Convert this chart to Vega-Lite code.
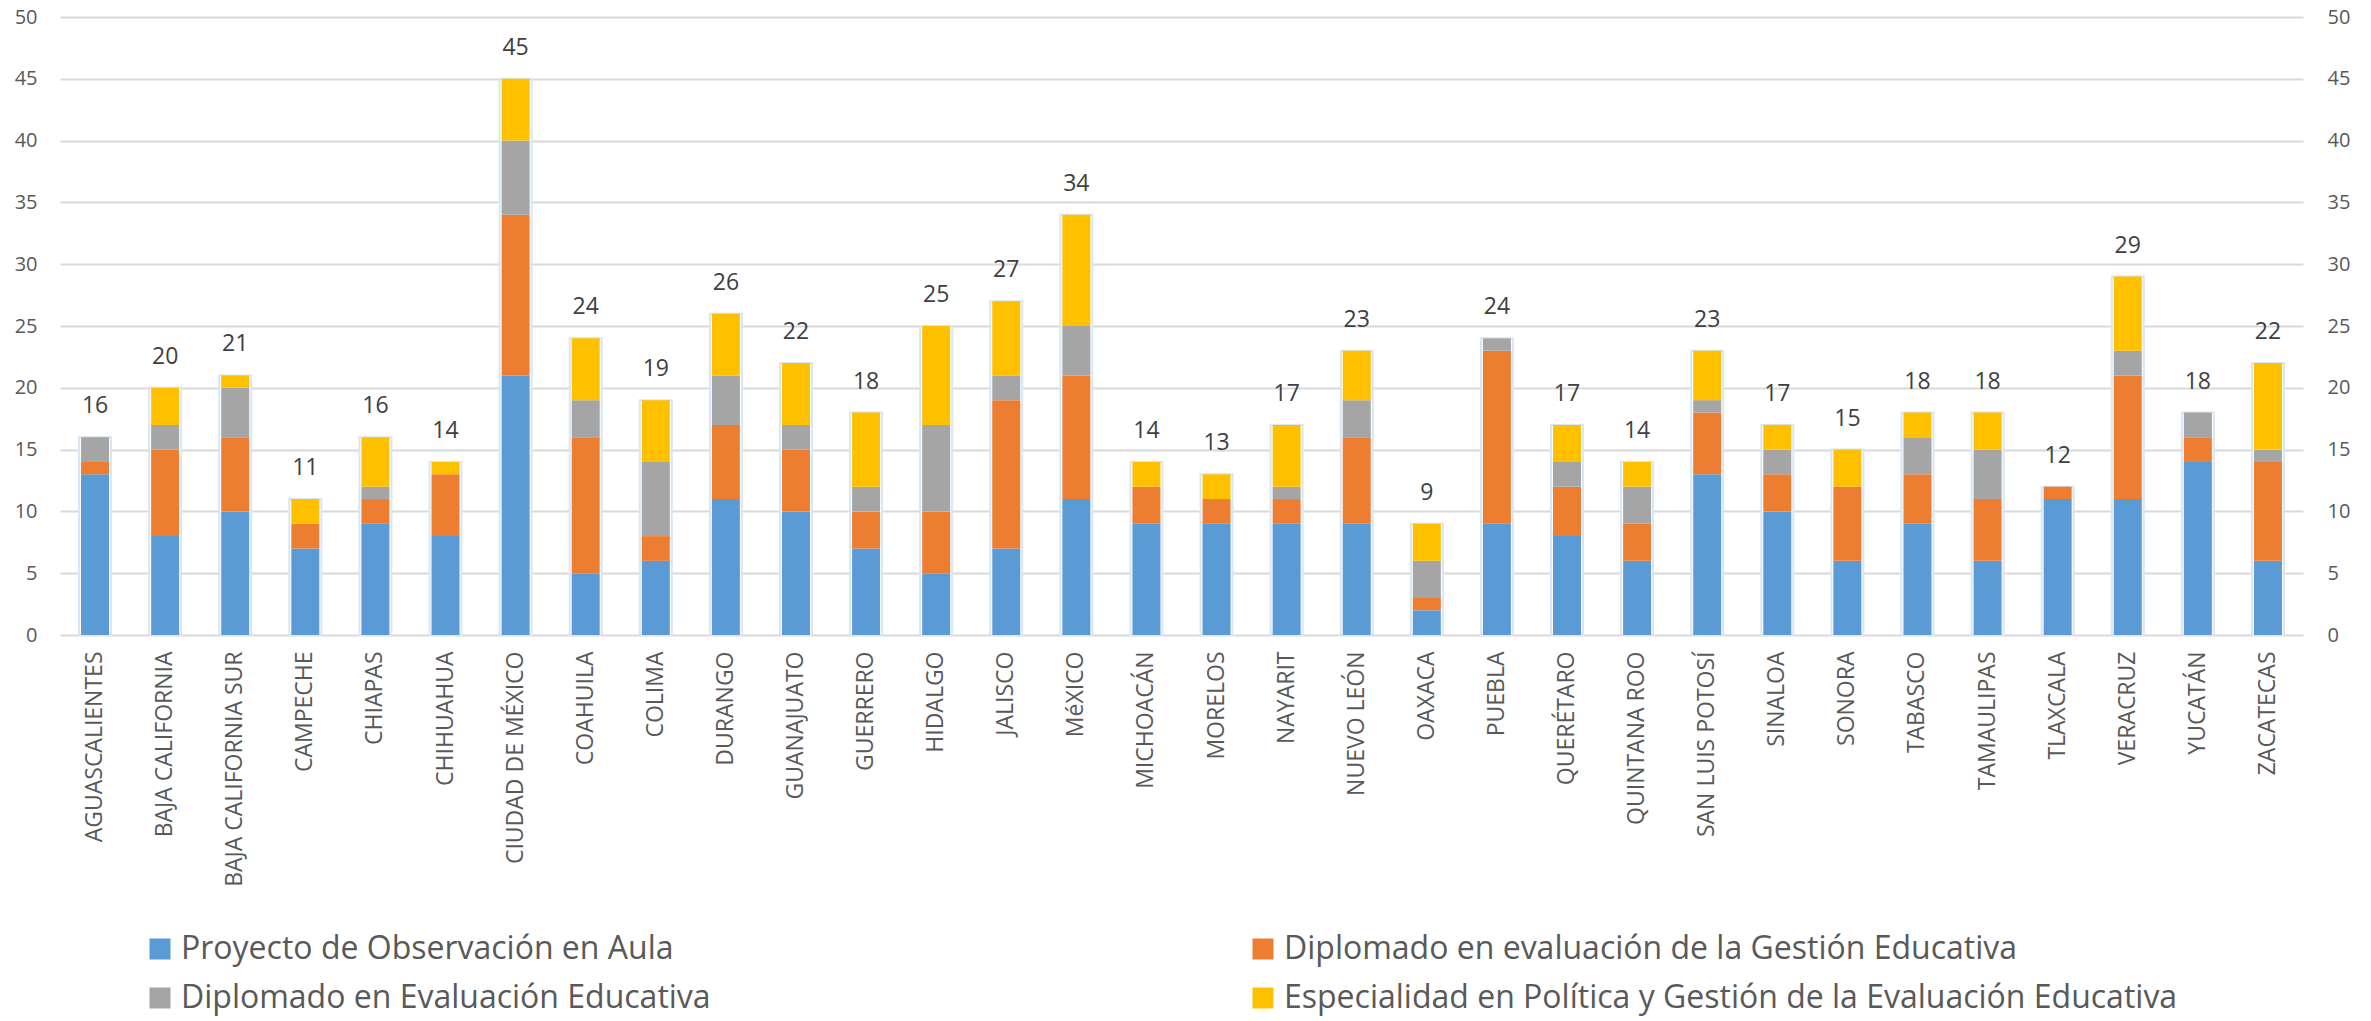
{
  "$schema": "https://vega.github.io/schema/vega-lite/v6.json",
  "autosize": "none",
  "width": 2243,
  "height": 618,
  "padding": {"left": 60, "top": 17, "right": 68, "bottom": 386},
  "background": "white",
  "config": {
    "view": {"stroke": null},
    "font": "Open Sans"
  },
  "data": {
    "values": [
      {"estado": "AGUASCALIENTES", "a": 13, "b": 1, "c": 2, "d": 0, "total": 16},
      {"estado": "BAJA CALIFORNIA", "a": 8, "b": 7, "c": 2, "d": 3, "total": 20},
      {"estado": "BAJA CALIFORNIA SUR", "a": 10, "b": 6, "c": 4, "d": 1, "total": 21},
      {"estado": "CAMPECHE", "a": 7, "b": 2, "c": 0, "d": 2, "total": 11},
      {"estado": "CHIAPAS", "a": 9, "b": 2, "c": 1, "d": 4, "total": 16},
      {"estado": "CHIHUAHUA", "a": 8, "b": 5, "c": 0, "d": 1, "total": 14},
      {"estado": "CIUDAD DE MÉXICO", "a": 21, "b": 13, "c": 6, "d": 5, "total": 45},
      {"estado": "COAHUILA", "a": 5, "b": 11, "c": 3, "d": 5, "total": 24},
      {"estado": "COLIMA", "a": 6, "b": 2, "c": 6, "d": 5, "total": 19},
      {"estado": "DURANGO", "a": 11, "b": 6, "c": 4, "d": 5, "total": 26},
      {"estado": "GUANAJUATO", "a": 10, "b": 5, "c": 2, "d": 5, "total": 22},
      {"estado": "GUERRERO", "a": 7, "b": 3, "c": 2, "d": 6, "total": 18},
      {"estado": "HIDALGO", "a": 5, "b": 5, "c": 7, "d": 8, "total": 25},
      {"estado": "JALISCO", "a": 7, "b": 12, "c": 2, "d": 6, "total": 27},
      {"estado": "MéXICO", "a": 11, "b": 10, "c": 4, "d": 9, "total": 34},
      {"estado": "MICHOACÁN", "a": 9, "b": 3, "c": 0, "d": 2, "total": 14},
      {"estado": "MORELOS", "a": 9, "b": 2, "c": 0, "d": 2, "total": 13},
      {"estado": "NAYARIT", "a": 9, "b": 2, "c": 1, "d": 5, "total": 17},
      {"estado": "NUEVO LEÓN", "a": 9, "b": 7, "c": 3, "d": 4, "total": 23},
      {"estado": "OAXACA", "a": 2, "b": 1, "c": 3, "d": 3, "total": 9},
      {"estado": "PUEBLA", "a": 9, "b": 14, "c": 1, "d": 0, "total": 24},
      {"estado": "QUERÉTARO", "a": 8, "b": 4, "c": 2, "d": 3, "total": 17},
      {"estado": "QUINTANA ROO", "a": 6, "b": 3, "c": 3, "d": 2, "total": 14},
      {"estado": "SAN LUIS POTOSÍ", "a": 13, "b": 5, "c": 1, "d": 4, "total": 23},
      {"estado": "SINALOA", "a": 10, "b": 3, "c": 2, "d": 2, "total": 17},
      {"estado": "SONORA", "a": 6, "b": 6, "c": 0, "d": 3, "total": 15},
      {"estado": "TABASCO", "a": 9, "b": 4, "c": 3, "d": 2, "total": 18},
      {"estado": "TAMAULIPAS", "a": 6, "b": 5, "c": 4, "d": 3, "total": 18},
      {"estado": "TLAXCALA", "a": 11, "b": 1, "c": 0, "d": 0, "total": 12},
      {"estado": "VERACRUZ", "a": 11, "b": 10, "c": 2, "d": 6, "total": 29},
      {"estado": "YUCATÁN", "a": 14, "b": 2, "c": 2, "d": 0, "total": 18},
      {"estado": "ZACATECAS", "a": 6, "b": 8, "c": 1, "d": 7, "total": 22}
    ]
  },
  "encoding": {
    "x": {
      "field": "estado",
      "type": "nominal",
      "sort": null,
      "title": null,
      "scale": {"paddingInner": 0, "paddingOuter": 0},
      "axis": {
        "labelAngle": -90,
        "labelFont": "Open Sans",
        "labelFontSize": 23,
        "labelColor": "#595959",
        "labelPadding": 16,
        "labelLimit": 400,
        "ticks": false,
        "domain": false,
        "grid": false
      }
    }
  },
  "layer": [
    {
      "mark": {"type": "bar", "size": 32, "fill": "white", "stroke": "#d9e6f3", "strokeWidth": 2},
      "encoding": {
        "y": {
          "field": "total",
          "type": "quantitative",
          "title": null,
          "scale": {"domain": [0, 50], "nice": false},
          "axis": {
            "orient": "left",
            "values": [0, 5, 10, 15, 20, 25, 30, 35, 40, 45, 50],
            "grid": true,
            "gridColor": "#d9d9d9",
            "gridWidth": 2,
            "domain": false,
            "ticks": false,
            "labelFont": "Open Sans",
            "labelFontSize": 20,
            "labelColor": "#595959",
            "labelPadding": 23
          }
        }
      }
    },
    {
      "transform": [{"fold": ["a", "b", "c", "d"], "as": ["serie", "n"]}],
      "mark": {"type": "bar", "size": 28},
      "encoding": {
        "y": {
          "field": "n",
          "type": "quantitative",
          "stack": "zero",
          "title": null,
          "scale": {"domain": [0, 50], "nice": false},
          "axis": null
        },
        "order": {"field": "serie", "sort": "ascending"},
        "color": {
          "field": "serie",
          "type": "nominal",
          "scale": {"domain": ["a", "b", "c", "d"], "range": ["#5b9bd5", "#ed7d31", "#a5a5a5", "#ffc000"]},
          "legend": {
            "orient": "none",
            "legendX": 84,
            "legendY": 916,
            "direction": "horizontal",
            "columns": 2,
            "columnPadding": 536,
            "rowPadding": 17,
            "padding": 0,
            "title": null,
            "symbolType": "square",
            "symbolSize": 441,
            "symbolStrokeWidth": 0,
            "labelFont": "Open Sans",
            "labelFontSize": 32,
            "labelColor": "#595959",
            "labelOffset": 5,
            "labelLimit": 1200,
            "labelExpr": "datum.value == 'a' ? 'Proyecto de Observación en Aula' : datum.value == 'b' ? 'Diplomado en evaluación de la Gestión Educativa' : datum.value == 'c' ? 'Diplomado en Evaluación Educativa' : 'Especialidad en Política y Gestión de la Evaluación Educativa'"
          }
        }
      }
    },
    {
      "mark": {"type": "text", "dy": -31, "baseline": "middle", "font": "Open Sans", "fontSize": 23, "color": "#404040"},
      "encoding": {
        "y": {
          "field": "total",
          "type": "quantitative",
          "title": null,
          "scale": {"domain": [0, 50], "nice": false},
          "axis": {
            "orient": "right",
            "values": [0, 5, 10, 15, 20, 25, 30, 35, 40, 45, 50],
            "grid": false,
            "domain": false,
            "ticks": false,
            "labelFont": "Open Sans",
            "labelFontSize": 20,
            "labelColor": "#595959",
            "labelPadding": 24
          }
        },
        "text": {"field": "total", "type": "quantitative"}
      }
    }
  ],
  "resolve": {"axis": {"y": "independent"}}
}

● ● ● ●

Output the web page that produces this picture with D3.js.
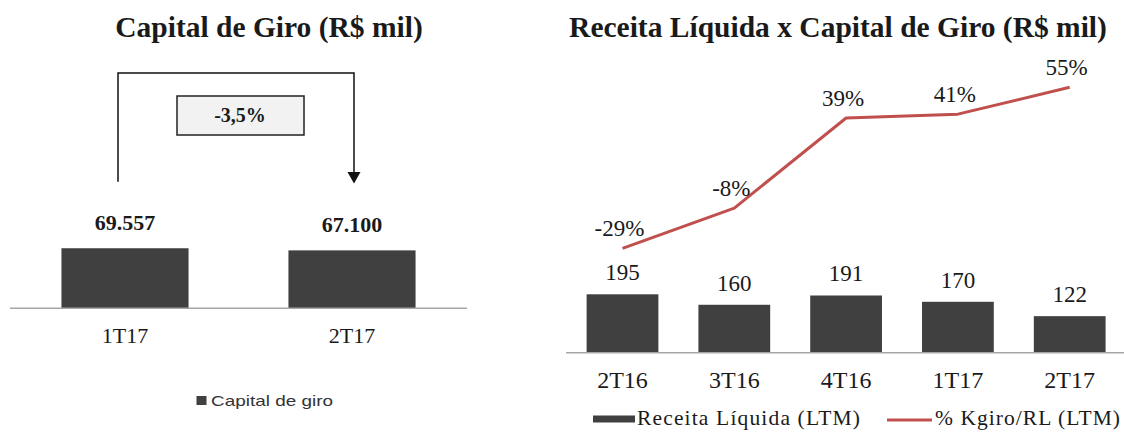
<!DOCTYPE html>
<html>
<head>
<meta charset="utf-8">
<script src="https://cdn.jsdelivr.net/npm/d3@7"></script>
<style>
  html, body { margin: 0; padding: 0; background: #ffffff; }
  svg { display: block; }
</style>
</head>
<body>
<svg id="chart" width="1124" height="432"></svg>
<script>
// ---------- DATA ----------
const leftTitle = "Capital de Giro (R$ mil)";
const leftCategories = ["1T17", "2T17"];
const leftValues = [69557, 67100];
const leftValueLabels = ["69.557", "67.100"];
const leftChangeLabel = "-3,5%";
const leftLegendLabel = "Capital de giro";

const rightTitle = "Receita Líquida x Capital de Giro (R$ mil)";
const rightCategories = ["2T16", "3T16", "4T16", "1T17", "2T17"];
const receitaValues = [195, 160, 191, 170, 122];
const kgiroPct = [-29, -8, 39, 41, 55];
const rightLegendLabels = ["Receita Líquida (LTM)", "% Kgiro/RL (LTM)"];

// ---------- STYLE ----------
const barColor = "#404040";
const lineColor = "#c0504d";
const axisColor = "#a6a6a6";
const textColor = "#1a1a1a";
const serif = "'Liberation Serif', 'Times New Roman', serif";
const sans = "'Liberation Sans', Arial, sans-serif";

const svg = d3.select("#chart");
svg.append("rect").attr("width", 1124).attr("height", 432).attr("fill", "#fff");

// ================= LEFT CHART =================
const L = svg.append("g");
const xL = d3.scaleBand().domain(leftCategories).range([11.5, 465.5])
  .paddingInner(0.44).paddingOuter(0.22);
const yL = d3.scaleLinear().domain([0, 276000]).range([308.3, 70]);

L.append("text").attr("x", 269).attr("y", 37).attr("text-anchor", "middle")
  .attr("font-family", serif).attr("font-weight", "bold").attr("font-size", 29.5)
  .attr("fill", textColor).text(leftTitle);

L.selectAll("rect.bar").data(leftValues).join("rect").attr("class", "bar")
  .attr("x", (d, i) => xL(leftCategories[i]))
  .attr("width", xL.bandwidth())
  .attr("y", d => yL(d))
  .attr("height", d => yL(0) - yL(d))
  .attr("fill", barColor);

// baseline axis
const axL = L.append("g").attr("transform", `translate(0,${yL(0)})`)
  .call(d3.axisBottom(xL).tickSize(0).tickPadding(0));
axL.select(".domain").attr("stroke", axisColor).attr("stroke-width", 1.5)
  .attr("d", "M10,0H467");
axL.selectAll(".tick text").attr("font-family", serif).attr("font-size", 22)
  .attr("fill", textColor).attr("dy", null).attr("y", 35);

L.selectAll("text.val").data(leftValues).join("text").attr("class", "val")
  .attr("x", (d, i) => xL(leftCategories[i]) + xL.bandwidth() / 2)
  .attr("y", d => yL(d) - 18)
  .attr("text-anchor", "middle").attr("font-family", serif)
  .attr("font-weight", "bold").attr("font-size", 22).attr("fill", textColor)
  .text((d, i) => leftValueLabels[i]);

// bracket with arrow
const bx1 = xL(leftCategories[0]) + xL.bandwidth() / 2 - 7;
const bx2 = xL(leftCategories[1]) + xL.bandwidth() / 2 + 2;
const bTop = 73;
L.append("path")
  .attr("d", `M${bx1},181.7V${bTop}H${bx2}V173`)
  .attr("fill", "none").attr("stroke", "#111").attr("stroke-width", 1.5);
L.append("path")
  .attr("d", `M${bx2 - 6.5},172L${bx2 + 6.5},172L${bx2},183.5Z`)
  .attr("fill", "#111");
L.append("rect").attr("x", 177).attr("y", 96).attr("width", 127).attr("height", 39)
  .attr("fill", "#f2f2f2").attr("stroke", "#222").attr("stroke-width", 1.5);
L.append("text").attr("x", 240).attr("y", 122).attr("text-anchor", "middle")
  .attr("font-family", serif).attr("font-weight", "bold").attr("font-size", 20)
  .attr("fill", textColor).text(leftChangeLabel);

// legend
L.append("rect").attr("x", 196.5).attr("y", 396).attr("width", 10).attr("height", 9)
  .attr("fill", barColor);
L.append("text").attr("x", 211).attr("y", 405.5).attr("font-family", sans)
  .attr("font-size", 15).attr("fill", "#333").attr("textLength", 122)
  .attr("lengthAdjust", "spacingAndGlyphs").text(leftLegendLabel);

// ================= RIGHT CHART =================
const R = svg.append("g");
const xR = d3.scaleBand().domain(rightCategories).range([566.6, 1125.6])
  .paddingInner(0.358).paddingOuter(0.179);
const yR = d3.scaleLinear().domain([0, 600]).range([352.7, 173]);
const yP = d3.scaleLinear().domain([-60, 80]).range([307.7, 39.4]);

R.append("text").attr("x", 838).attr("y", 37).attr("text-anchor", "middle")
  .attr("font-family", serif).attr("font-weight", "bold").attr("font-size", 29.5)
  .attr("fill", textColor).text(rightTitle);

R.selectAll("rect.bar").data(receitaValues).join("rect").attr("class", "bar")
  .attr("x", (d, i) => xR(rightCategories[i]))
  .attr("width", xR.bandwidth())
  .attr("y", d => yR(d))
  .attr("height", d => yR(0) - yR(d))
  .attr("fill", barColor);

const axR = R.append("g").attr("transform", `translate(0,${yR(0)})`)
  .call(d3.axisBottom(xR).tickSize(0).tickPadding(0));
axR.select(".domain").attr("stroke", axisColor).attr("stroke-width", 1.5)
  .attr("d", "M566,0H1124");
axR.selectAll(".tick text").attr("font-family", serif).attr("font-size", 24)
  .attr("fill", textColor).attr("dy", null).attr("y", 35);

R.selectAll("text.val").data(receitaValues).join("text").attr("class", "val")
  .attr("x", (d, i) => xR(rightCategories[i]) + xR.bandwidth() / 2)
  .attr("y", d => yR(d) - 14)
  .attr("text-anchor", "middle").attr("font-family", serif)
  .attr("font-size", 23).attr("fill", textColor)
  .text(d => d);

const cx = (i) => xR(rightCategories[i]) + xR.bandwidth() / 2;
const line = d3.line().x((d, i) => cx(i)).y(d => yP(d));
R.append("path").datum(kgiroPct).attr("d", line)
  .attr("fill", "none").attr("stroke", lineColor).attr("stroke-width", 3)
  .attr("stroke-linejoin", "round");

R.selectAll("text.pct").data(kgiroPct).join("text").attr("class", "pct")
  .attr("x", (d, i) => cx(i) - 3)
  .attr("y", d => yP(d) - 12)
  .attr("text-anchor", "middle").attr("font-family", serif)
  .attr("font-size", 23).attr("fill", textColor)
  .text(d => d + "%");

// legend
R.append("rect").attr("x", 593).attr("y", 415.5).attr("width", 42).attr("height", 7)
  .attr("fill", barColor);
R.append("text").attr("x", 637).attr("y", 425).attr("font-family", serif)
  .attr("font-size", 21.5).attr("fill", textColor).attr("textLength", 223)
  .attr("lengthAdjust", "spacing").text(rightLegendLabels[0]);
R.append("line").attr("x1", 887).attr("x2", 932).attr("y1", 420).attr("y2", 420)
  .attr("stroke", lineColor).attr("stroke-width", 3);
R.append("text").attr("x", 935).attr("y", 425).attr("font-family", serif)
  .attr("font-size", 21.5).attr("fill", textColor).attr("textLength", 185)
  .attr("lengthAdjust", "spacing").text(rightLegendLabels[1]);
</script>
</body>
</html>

● ● ● ●

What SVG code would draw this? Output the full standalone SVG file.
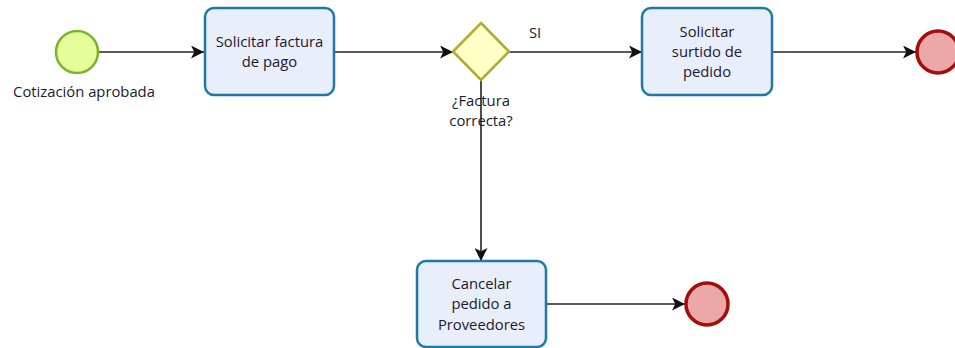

● ● ● ●

> Exercise requirements: Check every line of the data above for the string "with", and copy those that have it.

> Problem solution:
Output the web page that produces this picture with D3.js.
// bracket with arrow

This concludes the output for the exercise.